The book provides a good introduction to the themes and ideas behind Life Coaching and is very readable. In particular it introduces concepts of trust, values and the TGROW model in a way that is easily digested. However, the book is lightweight in both theory and application - and as such acts more as an appetiser to the subject of life coaching. Unfortunately it is priced as if it were offering more than this but a main meal it is most certainly not! It represents poor value for money when compared to books by John Whitmore and Julie Starr.
Keep that Band Wagon rolling
I too am amazed at the amount of positive reviews this feeble offering attracted - I can only guess that that they are written by fellow life coaches after recieving a free copy.
I think the author must have run pretty fast to catch up with this band wagon, but to be honest she needn't have bothered, it offers nothing new nor does it present it's old and tired message in a new or useable way.

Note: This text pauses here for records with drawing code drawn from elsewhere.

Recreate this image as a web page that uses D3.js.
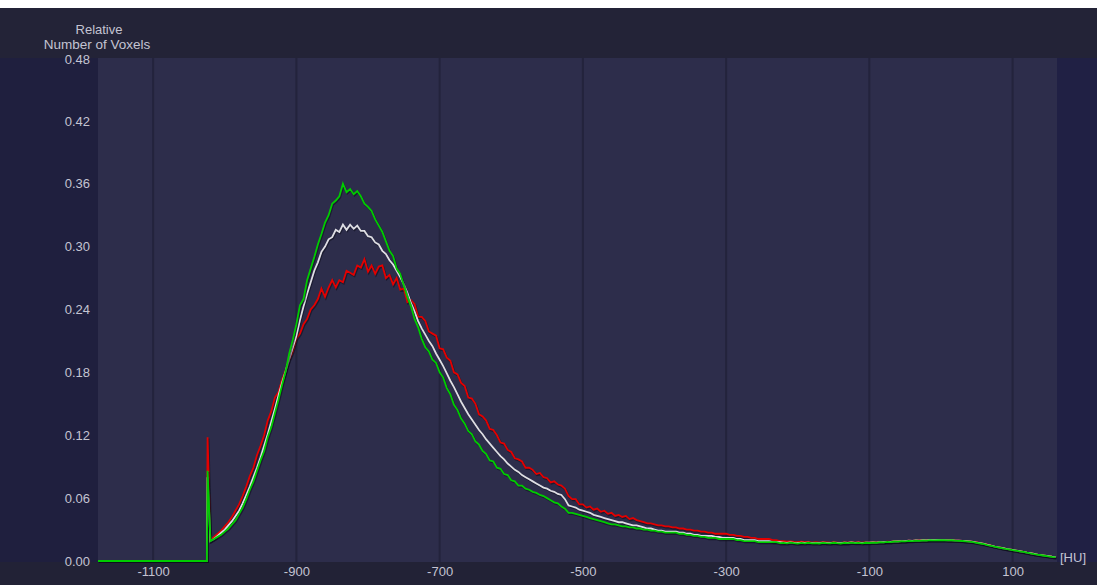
<!DOCTYPE html>
<html>
<head>
<meta charset="utf-8">
<script src="https://cdn.jsdelivr.net/npm/d3@7"></script>
<style>
  html, body { margin: 0; padding: 0; background: #ffffff; }
  svg { display: block; }
  text { font-family: "Liberation Sans", Arial, sans-serif; }
</style>
</head>
<body>
<svg id="chart" width="1097" height="585"></svg>
<script>
// Histogram bins in Hounsfield units: baseline before the air peak, the -1024 bin, then 5 HU bins
const huBins = [-1177, -1025, -1024].concat(d3.range(-1020, 161, 5));

const xTicks = [-1100, -900, -700, -500, -300, -100, 100];
const yTicks = [0, 0.06, 0.12, 0.18, 0.24, 0.30, 0.36, 0.42, 0.48];

// Relative voxel counts per bin
const redValues = [0, 0, 0.118,
  .020,.023,.026,.029,.033,.037,.042,.048,.054,.062,
  .071,.081,.089,.101,.110,.120,.134,.143,.156,.161,
  .173,.182,.192,.200,.212,.217,.226,.231,.240,.244,
  .250,.260,.252,.261,.268,.261,.268,.266,.277,.275,
  .273,.282,.280,.288,.276,.282,.274,.281,.282,.270,
  .273,.264,.270,.259,.260,.247,.249,.245,.233,.233,
  .229,.219,.217,.215,.203,.202,.194,.191,.180,.178,
  .170,.167,.156,.155,.150,.140,.138,.134,.126,.125,
  .120,.113,.112,.106,.104,.098,.097,.095,.089,.089,
  .087,.083,.084,.080,.079,.075,.076,.073,.072,.069,
  .062,.059,.059,.054,.054,.051,.052,.049,.050,.047,
  .048,.045,.046,.043,.044,.042,.043,.040,.041,.039,
  .038,.037,.036,.036,.035,.034,.034,.033,.033,.032,
  .032,.031,.031,.030,.030,.029,.029,.028,.028,.027,
  .027,.026,.026,.026,.026,.025,.025,.024,.024,.023,
  .023,.022,.022,.021,.021,.021,.021,.020,.020,.019,
  .0190,.0185,.0188,.0183,.0180,.0184,.0179,.0182,.0176,.0179,
  .0175,.0180,.0177,.0174,.0179,.0176,.0173,.0178,.0175,.0180,
  .0176,.0179,.0174,.0178,.0176,.0180,.0178,.0182,.0180,.0185,
  .0183,.0189,.0186,.0191,.0190,.0195,.0192,.0197,.0196,.0200,
  .0198,.0202,.0200,.0202,.0200,.0201,.0198,.0199,.0196,.0195,
  .0193,.0190,.0187,.0183,.0177,.0171,.0164,.0156,.0147,.0138,
  .0131,.0124,.0117,.0111,.0105,.0099,.0093,.0087,.0080,.0074,
  .0067,.0061,.0056,.0051,.0046,.0041,.0037];

const whiteValues = [0, 0, 0.080,
  .019,.021,.024,.027,.030,.034,.038,.043,.048,.055,
  .063,.071,.080,.089,.099,.110,.121,.133,.145,.158,
  .170,.181,.193,.204,.215,.230,.243,.255,.266,.277,
  .285,.295,.300,.307,.309,.316,.314,.321,.316,.321,
  .317,.320,.315,.315,.310,.309,.304,.302,.296,.293,
  .287,.283,.277,.271,.264,.256,.246,.238,.229,.222,
  .216,.210,.205,.198,.192,.186,.179,.172,.166,.159,
  .152,.146,.140,.135,.130,.125,.121,.116,.112,.108,
  .104,.100,.097,.093,.090,.087,.085,.082,.080,.078,
  .076,.074,.072,.070,.069,.067,.066,.064,.063,.059,
  .053,.052,.051,.049,.048,.047,.046,.044,.043,.042,
  .041,.040,.039,.038,.037,.037,.036,.035,.034,.034,
  .033,.032,.031,.031,.030,.029,.029,.028,.028,.028,
  .028,.027,.027,.026,.026,.025,.025,.024,.024,.024,
  .024,.023,.023,.022,.022,.022,.022,.021,.021,.020,
  .020,.020,.020,.019,.019,.019,.019,.018,.018,.018,
  .0176,.0172,.0178,.0173,.0170,.0175,.0172,.0176,.0171,.0173,
  .0170,.0175,.0172,.0170,.0176,.0172,.0170,.0174,.0172,.0177,
  .0173,.0175,.0171,.0176,.0174,.0178,.0176,.0180,.0179,.0183,
  .0182,.0187,.0186,.0190,.0189,.0193,.0192,.0196,.0195,.0198,
  .0196,.0201,.0199,.0201,.0199,.0200,.0197,.0198,.0195,.0194,
  .0192,.0189,.0186,.0182,.0176,.0170,.0163,.0155,.0146,.0138,
  .0131,.0124,.0117,.0111,.0105,.0099,.0093,.0087,.0080,.0074,
  .0067,.0061,.0056,.0051,.0046,.0041,.0037];

const greenValues = [0, 0, 0.086,
  .019,.021,.023,.025,.028,.031,.035,.039,.045,.051,
  .059,.068,.076,.086,.096,.105,.118,.128,.141,.154,
  .168,.181,.198,.211,.226,.244,.250,.268,.279,.290,
  .302,.312,.323,.330,.341,.344,.348,.360,.352,.355,
  .350,.353,.348,.341,.338,.334,.326,.320,.314,.305,
  .296,.291,.279,.274,.263,.252,.243,.231,.223,.212,
  .204,.200,.192,.189,.180,.175,.165,.159,.149,.144,
  .136,.131,.124,.121,.114,.111,.105,.102,.096,.095,
  .089,.088,.083,.082,.077,.076,.072,.072,.069,.068,
  .066,.065,.063,.062,.060,.058,.056,.055,.052,.050,
  .046,.046,.045,.044,.043,.042,.041,.040,.039,.038,
  .037,.036,.035,.035,.034,.033,.033,.032,.032,.031,
  .031,.030,.030,.029,.029,.028,.028,.027,.027,.027,
  .027,.026,.026,.025,.025,.024,.024,.023,.023,.022,
  .022,.022,.021,.021,.021,.021,.021,.020,.020,.019,
  .019,.019,.019,.018,.018,.018,.018,.018,.018,.017,
  .0172,.0168,.0175,.0170,.0166,.0172,.0169,.0174,.0168,.0171,
  .0167,.0173,.0170,.0168,.0174,.0170,.0167,.0172,.0170,.0175,
  .0171,.0173,.0169,.0174,.0172,.0176,.0174,.0179,.0177,.0182,
  .0180,.0186,.0184,.0189,.0187,.0192,.0190,.0195,.0193,.0197,
  .0195,.0200,.0197,.0200,.0198,.0199,.0196,.0198,.0194,.0193,
  .0191,.0188,.0185,.0180,.0174,.0167,.0160,.0152,.0145,.0137,
  .0130,.0123,.0116,.0110,.0104,.0098,.0092,.0086,.0079,.0073,
  .0066,.0060,.0055,.0050,.0045,.0040,.0036];

const seriesList = [
  { name: "red",   values: redValues,   color: "#e40000" },
  { name: "white", values: whiteValues, color: "#dedee4" },
  { name: "green", values: greenValues, color: "#00cc00" }
];

const W = 1097, H = 585;
const plot = { left: 98, right: 1057, top: 58, bottom: 562 };

const svg = d3.select("#chart");

// Panels
svg.append("rect").attr("x", 0).attr("y", 8).attr("width", W).attr("height", plot.top - 8).attr("fill", "#232337");
svg.append("rect").attr("x", 0).attr("y", plot.top).attr("width", plot.left).attr("height", plot.bottom - plot.top).attr("fill", "#1f1f3e");
svg.append("rect").attr("x", plot.right).attr("y", plot.top).attr("width", W - plot.right).attr("height", plot.bottom - plot.top).attr("fill", "#202044");
svg.append("rect").attr("x", plot.left).attr("y", plot.top).attr("width", plot.right - plot.left).attr("height", plot.bottom - plot.top).attr("fill", "#2d2d4b");
svg.append("rect").attr("x", 0).attr("y", plot.bottom).attr("width", W).attr("height", H - plot.bottom).attr("fill", "#222236");

const x = d3.scaleLinear().domain([-1177, 162]).range([plot.left, plot.right]);
const y = d3.scaleLinear().domain([0, 0.48]).range([plot.bottom - 1, plot.top]);

// Vertical grid lines
svg.append("g").selectAll("line").data(xTicks).join("line")
  .attr("x1", d => x(d)).attr("x2", d => x(d))
  .attr("y1", plot.top).attr("y2", plot.bottom)
  .attr("stroke", "#23233c").attr("stroke-width", 2);

// Axes
const textColor = "#c4c4d2";
const xAxis = svg.append("g").attr("transform", `translate(0,${plot.bottom})`)
  .call(d3.axisBottom(x).tickValues(xTicks).tickSize(0).tickPadding(5).tickFormat(d3.format("d")));
const yAxis = svg.append("g").attr("transform", `translate(${plot.left},0)`)
  .call(d3.axisLeft(y).tickValues(yTicks).tickSize(0).tickPadding(8).tickFormat(d3.format(".2f")));
[xAxis, yAxis].forEach(g => {
  g.select(".domain").remove();
  g.selectAll("text").attr("fill", textColor).style("font-size", "13px")
    .style("font-family", "'Liberation Sans', Arial, sans-serif");
});
xAxis.selectAll("text").text(d => d < 0 ? "-" + Math.abs(d) : String(d));
// keep the top tick label just inside the panel
yAxis.selectAll(".tick").filter(d => d === 0.48).select("text").attr("dy", "0.45em");

// Axis titles
svg.append("text").attr("x", plot.left + 1).attr("y", 34).attr("text-anchor", "middle")
  .attr("fill", textColor).style("font-size", "13px").text("Relative");
svg.append("text").attr("x", plot.left - 1).attr("y", 49).attr("text-anchor", "middle")
  .attr("fill", textColor).style("font-size", "13.5px").text("Number of Voxels");
svg.append("text").attr("x", plot.right + 3).attr("y", 562).attr("text-anchor", "start")
  .attr("fill", textColor).style("font-size", "13px").text("[HU]");

// Curves
svg.append("clipPath").attr("id", "plotClip").append("rect")
  .attr("x", plot.left).attr("y", plot.top).attr("width", plot.right - plot.left).attr("height", plot.bottom - plot.top + 1);

const line = d3.line().x((d, i) => x(huBins[i])).y(d => y(d));
const curves = svg.append("g").attr("clip-path", "url(#plotClip)");

seriesList.forEach(s => {
  curves.append("path").datum(s.values)
    .attr("d", line)
    .attr("transform", "translate(0.8,1.2)")
    .attr("fill", "none").attr("stroke", "#0c0c1c").attr("stroke-opacity", 0.55)
    .attr("stroke-width", 2);
  curves.append("path").datum(s.values)
    .attr("d", line)
    .attr("fill", "none").attr("stroke", s.color)
    .attr("stroke-width", 1.8).attr("stroke-linejoin", "miter");
});
</script>
</body>
</html>
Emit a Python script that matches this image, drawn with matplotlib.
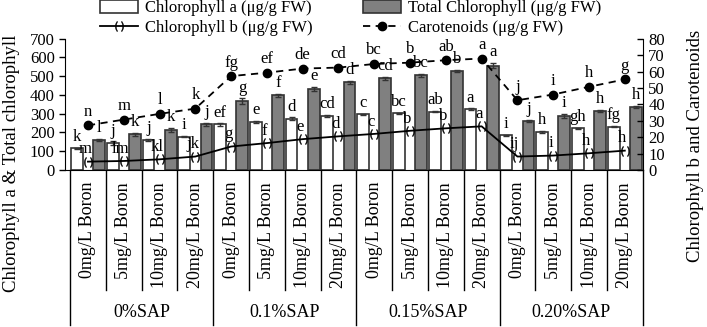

It's been a long while since anybody wrote anything new about Life Coaching and this book certainly doesn't add anything useful to the huge amount of material already out there. Just the predictable superficial and shallow cliche glossed over and tarted up.
Eyebrow raising reviews
I sit here staring in disbelief at my monitor. The plethora of positive reviews for this book is as staggering as it is disproportionate.
If you are a buyer considering purchasing this book on the basis of the average star rating,
What really takes the biscuit is that very few of the reviews actually give an insight into the book and actual pragmatic experiences that were gleaned from it. If all of this isn't enough to make you raise the proverbial eyebrow, then it's either down to my cynicism or your gullibility.
Here are my insights: this is a book which is fabulously glossy with a highly presentable sense of style and colour. But beyond that it's pretty much useless. I agree with another (one of few) reviewerS who said that it seems to principally consist of naff positive thinking techniques and pseudoscientific diagrams/planners.
I'm not questioning Pam Richardson's capabilities as a life coach; there's every possibility that life coaching is very effective on a vis-a-vis consultation basis. But knowing the kind of people who will consider purchasing a book such as this, I feel I cannot consent to a recommendation. I think it's fairly expensive considering the canonical books and other up-and-comers such as Bate, Heppell and Beauchamp are all going for cheaper (and provide a better read).
If you're in the whole life coach business, then this book will probably be useful as a manual. If you're in the whole LIFE business, this book will leave you feeling very flat.